ROMA, 18 Gennaio – Il tono di voce energico, fermo, indignato. Un misto di rabbia ed incredulità che prorompe nell’esclamazione “Vada a bordo!”, ordine intimato più volte e rimasto purtroppo inascoltato perché dall’altro capo del telefono c’è un comandante vile, spaesato, in preda all’imbarazzo, intento ad accampare una serie di scuse banali per evitare di compiere quello che è un suo dovere ineludibile: tornare a bordo e fare tutto il possibile per mettere in salvo i passeggeri. Questo è il comportamento che ci si aspetterebbe da un comandante durante i momenti drammatici di un naufragio. O per meglio dire, ci si aspetterebbe che rimanesse a bordo fino alla fine, e non che fosse il primo ad abbandonare la nave. Lo sa bene il capitano Gregorio De Falco, 46 anni, originario di Napoli, che in quella notte terribile ha diretto le operazioni di salvataggio dalla sala operativa della Capitaneria di porto di Livorno.
La telefonata tra lui e il comandante della Costa Concordia, Francesco Schettino, è ormai nota a tutti ed è la prova che esistono due modi diversi di affrontare la stessa tragedia. C’è chi pensa solo a se stesso e fugge alla prima difficoltà, ma anche chi rimane al suo posto e si rimbocca le maniche per salvare delle vite umane. Due facce diverse della stessa nazione, anzi della stessa regione visto che, per ironia della sorte, anche Schettino è campano, precisamente di Sorrento.
Proprio per quest’ultimo si attendeva ieri la convalida del fermo e invece, a sorpresa, il Gip del Tribunale di Grosseto ha disposto la scarcerazione immediata di Schettino con l’obbligo dei domiciliari. Immediato lo sdegno dei familiari delle vittime per un provvedimento definito inspiegabile dallo stesso procuratore capo, Francesco Verusio. Ma l’ondata di indignazione è proseguita sui social network, dove da ieri piovono insulti e commenti di ogni genere sull’ex comandante.
Intanto, sul web De Falco è già diventato un eroe e il suo ormai celebre urlo di rabbia impazza su Facebook e Twitter, come l’urlo del riscatto dell’intero Paese. Ma il capitano, che non dorme da quattro giorni perché non si dà pace per le vittime, ci tiene a non essere definito eroe. “La mia vocazione – ha spiegato – è il soccorso e non sono soddisfatto se non porto tutti a casa.
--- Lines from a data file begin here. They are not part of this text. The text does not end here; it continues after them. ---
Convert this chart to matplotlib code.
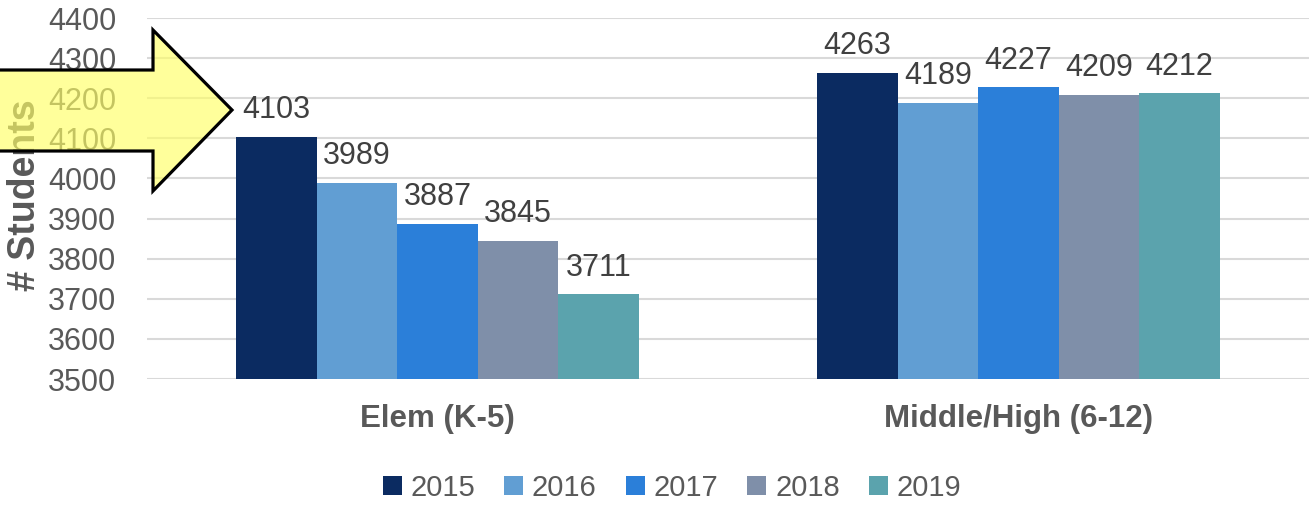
#grouped bar chart of student counts by school level, 2015-2019
#yellow arrow drawn on top pointing at the elem 2015 bar

import matplotlib.pyplot as plt
from matplotlib.patches import Polygon
import numpy as np

plt.rcParams['font.family'] = ['Liberation Sans', 'DejaVu Sans']

categories = ['Elem (K-5)', 'Middle/High (6-12)']
years = ['2015', '2016', '2017', '2018', '2019']
counts = {
    '2015': [4103, 4263],
    '2016': [3989, 4189],
    '2017': [3887, 4227],
    '2018': [3845, 4209],
    '2019': [3711, 4212],
}
colors = ['#0B2B61', '#619ED3', '#2B7FD9', '#7F8FA9', '#5BA3AD']
yticks = np.arange(3500, 4401, 100)

W, H = 1309, 505
fig = plt.figure(figsize=(W/100., H/100.), dpi=100)
ax = fig.add_axes([147./W, 1 - 379./H, 1 - 147./W, (379. - 18.)/H])

x = np.arange(len(categories))
barw = 0.1385
for i, yr in enumerate(years):
    pos = x + (i - 2)*barw
    bars = ax.bar(pos, counts[yr], width=barw, bottom=0, color=colors[i],
                  label=yr, zorder=2)
    for b, v in zip(bars, counts[yr]):
        ax.annotate(str(v), (b.get_x() + b.get_width()/2., v),
                    xytext=(0, 8.5), textcoords='offset points',
                    ha='center', va='bottom', fontsize=22, color='#404040')

ax.set_ylim(3500, 4400)
ax.set_xlim(-0.5, 1.5)
ax.set_yticks(yticks)
ax.set_xticks(x)
ax.set_xticklabels(categories, fontsize=22.5, fontweight='bold', color='#595959')
ax.tick_params(axis='y', length=0, pad=22, labelsize=22, labelcolor='#595959')
ax.tick_params(axis='x', length=0, pad=18)
ax.grid(axis='y', color='#D9D9D9', linewidth=1.5, zorder=0)
ax.set_axisbelow(True)
for s in ax.spines.values():
    s.set_visible(False)

fig.text(25./W, 1 - 195./H, '# Students', rotation=90, ha='center', va='center',
         fontsize=27, fontweight='bold', color='#595959')

fig.legend(loc='center', bbox_to_anchor=(672./W, 1 - 488./H), ncol=5,
           frameon=False, fontsize=21, handlelength=0.65, handleheight=0.65,
           handletextpad=0.3, columnspacing=1.0, labelcolor='#595959')

#arrow in figure pixel coords
pts = [(-5, 70), (153, 70), (153, 30), (232, 110), (153, 191), (153, 151), (-5, 151)]
pts = [(px/float(W), 1 - py/float(H)) for px, py in pts]
fig.add_artist(Polygon(pts, closed=True, transform=fig.transFigure,
                       facecolor='#FFFF66', alpha=0.65, edgecolor='none', zorder=5))
fig.add_artist(Polygon(pts, closed=True, transform=fig.transFigure,
                       facecolor='none', edgecolor='black', linewidth=2.3, zorder=6))

fig.savefig('out.png', dpi=100)
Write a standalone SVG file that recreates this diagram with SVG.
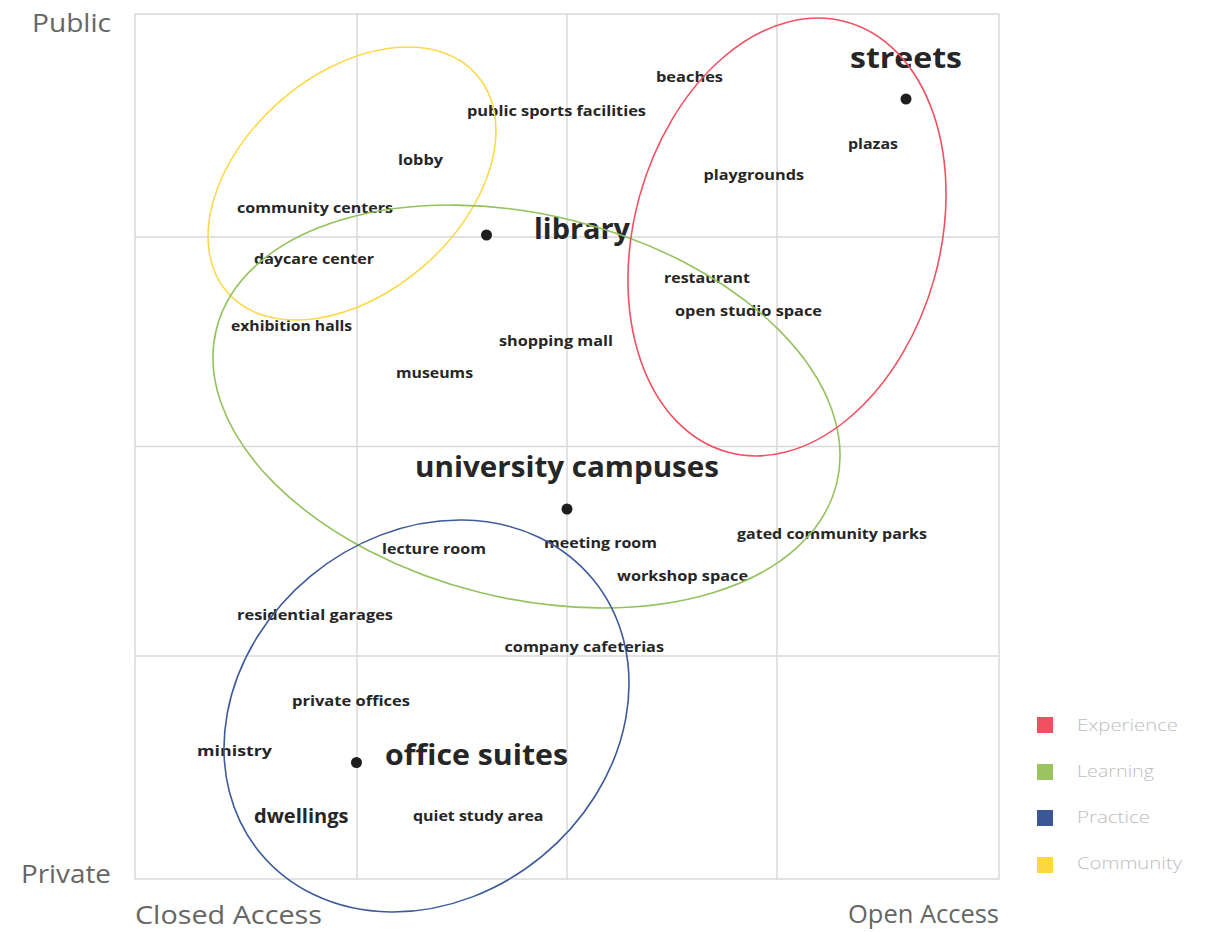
<svg xmlns="http://www.w3.org/2000/svg" width="1218" height="932" viewBox="0 0 1218 932">
<style>
.grid{fill:none;stroke:#d9d9d9;stroke-width:1.5}
.lbl{font-family:"Open Sans","Liberation Sans",sans-serif;font-weight:700;font-size:15px;fill:#262626}
.big{font-family:"Open Sans","Liberation Sans",sans-serif;font-weight:700;font-size:29px;fill:#262626}
.mid{font-family:"Open Sans","Liberation Sans",sans-serif;font-weight:700;font-size:19.5px;fill:#262626}
.axis{font-family:"Open Sans","Liberation Sans",sans-serif;font-weight:400;font-size:25px;fill:#666}
.leg{font-family:"Open Sans","Liberation Sans",sans-serif;font-weight:300;font-size:17px;fill:#bdbdbd}
.dot{fill:#1e1e1e}
.ell{fill:none;stroke-width:1.6}
</style>
<rect width="1218" height="932" fill="#fff"/>
<g id="grid">
<rect class="grid" x="135" y="14" width="864" height="865"/>
<line class="grid" x1="357" y1="14" x2="357" y2="879"/>
<line class="grid" x1="567" y1="14" x2="567" y2="879"/>
<line class="grid" x1="777" y1="14" x2="777" y2="879"/>
<line class="grid" x1="135" y1="237" x2="999" y2="237"/>
<line class="grid" x1="135" y1="446.5" x2="999" y2="446.5"/>
<line class="grid" x1="135" y1="656" x2="999" y2="656"/>
</g>
<g id="axes">
<text class="axis" x="32" y="32" textLength="79" lengthAdjust="spacingAndGlyphs">Public</text>
<text class="axis" x="21" y="883" textLength="90" lengthAdjust="spacingAndGlyphs">Private</text>
<text class="axis" x="135" y="924" textLength="187" lengthAdjust="spacingAndGlyphs">Closed Access</text>
<text class="axis" x="848" y="923" textLength="151" lengthAdjust="spacingAndGlyphs">Open Access</text>
</g>
<g id="labels">
<g id="node-streets"><text class="big" x="850" y="68" textLength="112" lengthAdjust="spacingAndGlyphs">streets</text><circle class="dot" cx="906" cy="99" r="5.5"/></g>
<g id="node-library"><text class="big" x="534" y="239" textLength="96" lengthAdjust="spacingAndGlyphs">library</text><circle class="dot" cx="486.5" cy="235" r="5.5"/></g>
<g id="node-university"><text class="big" x="415" y="477" textLength="304" lengthAdjust="spacingAndGlyphs">university campuses</text><circle class="dot" cx="567" cy="509" r="5.5"/></g>
<g id="node-office"><text class="big" x="385" y="765" textLength="183" lengthAdjust="spacingAndGlyphs">office suites</text><circle class="dot" cx="356.5" cy="762.5" r="5.5"/></g>
<g id="node-beaches"><text class="lbl" x="656" y="82" textLength="67" lengthAdjust="spacingAndGlyphs">beaches</text></g>
<g id="node-sports"><text class="lbl" x="467" y="116" textLength="179" lengthAdjust="spacingAndGlyphs">public sports facilities</text></g>
<g id="node-lobby"><text class="lbl" x="398" y="165" textLength="45" lengthAdjust="spacingAndGlyphs">lobby</text></g>
<g id="node-plazas"><text class="lbl" x="848" y="149" textLength="50" lengthAdjust="spacingAndGlyphs">plazas</text></g>
<g id="node-playgrounds"><text class="lbl" x="703.5" y="180" textLength="100.5" lengthAdjust="spacingAndGlyphs">playgrounds</text></g>
<g id="node-community"><text class="lbl" x="237" y="213" textLength="156" lengthAdjust="spacingAndGlyphs">community centers</text></g>
<g id="node-daycare"><text class="lbl" x="254" y="264" textLength="120" lengthAdjust="spacingAndGlyphs">daycare center</text></g>
<g id="node-restaurant"><text class="lbl" x="664" y="283" textLength="86" lengthAdjust="spacingAndGlyphs">restaurant</text></g>
<g id="node-studio"><text class="lbl" x="675" y="316" textLength="147" lengthAdjust="spacingAndGlyphs">open studio space</text></g>
<g id="node-exhibition"><text class="lbl" x="231" y="331" textLength="121" lengthAdjust="spacingAndGlyphs">exhibition halls</text></g>
<g id="node-mall"><text class="lbl" x="499" y="346" textLength="114" lengthAdjust="spacingAndGlyphs">shopping mall</text></g>
<g id="node-museums"><text class="lbl" x="396" y="378" textLength="77" lengthAdjust="spacingAndGlyphs">museums</text></g>
<g id="node-gated"><text class="lbl" x="737" y="539" textLength="190" lengthAdjust="spacingAndGlyphs">gated community parks</text></g>
<g id="node-meeting"><text class="lbl" x="544" y="548" textLength="113" lengthAdjust="spacingAndGlyphs">meeting room</text></g>
<g id="node-lecture"><text class="lbl" x="382" y="554" textLength="104" lengthAdjust="spacingAndGlyphs">lecture room</text></g>
<g id="node-workshop"><text class="lbl" x="617" y="581" textLength="131" lengthAdjust="spacingAndGlyphs">workshop space</text></g>
<g id="node-garages"><text class="lbl" x="237" y="620" textLength="156" lengthAdjust="spacingAndGlyphs">residential garages</text></g>
<g id="node-cafeterias"><text class="lbl" x="504.5" y="652" textLength="159.5" lengthAdjust="spacingAndGlyphs">company cafeterias</text></g>
<g id="node-private-offices"><text class="lbl" x="292" y="706" textLength="118" lengthAdjust="spacingAndGlyphs">private offices</text></g>
<g id="node-ministry"><text class="lbl" x="197" y="756" textLength="75" lengthAdjust="spacingAndGlyphs">ministry</text></g>
<g id="node-dwellings"><text class="mid" x="254" y="823" textLength="94.5" lengthAdjust="spacingAndGlyphs">dwellings</text></g>
<g id="node-quiet"><text class="lbl" x="413" y="821" textLength="130.5" lengthAdjust="spacingAndGlyphs">quiet study area</text></g>
</g>
<g id="connectors">
<ellipse id="community-ellipse" class="ell" stroke="#FCD84A" cx="352" cy="183.5" rx="165.5" ry="109.4" transform="rotate(-41.1 352 183.5)"/>
<ellipse id="learning-ellipse" class="ell" stroke="#94C25C" cx="526.5" cy="406.5" rx="319.6" ry="191.7" transform="rotate(14 526.5 406.5)"/>
<ellipse id="experience-ellipse" class="ell" stroke="#F0505F" cx="787" cy="237" rx="153" ry="223.2" transform="rotate(15.5 787 237)"/>
<ellipse id="practice-ellipse" class="ell" stroke="#3D5A9B" cx="426.5" cy="716" rx="215.4" ry="181.7" transform="rotate(-39.4 426.5 716)"/>
</g>
<g id="legend">
<rect x="1037" y="717" width="16" height="16" fill="#F0505F"/>
<text class="leg" x="1077" y="731" textLength="101" lengthAdjust="spacingAndGlyphs">Experience</text>
<rect x="1037" y="764" width="16" height="16" fill="#9AC461"/>
<text class="leg" x="1077" y="777" textLength="77" lengthAdjust="spacingAndGlyphs">Learning</text>
<rect x="1037" y="810" width="16" height="16" fill="#3A5898"/>
<text class="leg" x="1077" y="823" textLength="73" lengthAdjust="spacingAndGlyphs">Practice</text>
<rect x="1037" y="857" width="16" height="16" fill="#FDD83F"/>
<text class="leg" x="1077" y="869" textLength="105" lengthAdjust="spacingAndGlyphs">Community</text>
</g>
</svg>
Purtroppo ci sono stati dei morti. Abbiamo fatto solo il nostro dovere, cioè portare a regime il soccorso.” A ribadire il concetto ci pensa Raffaella, sua moglie. “La cosa preoccupante è che persone come mio marito, persone che fanno semplicemente il proprio dovere ogni giorno, diventino subito in questo Paese idoli, personaggi, eroi. Non è per niente normale”. Hanno perfettamente ragione. In una circostanza terribile come quella di un naufragio, ma anche in situazioni meno drammatiche, un comportamento come quello di De Falco dovrebbe essere la regola, e non l’eccezione.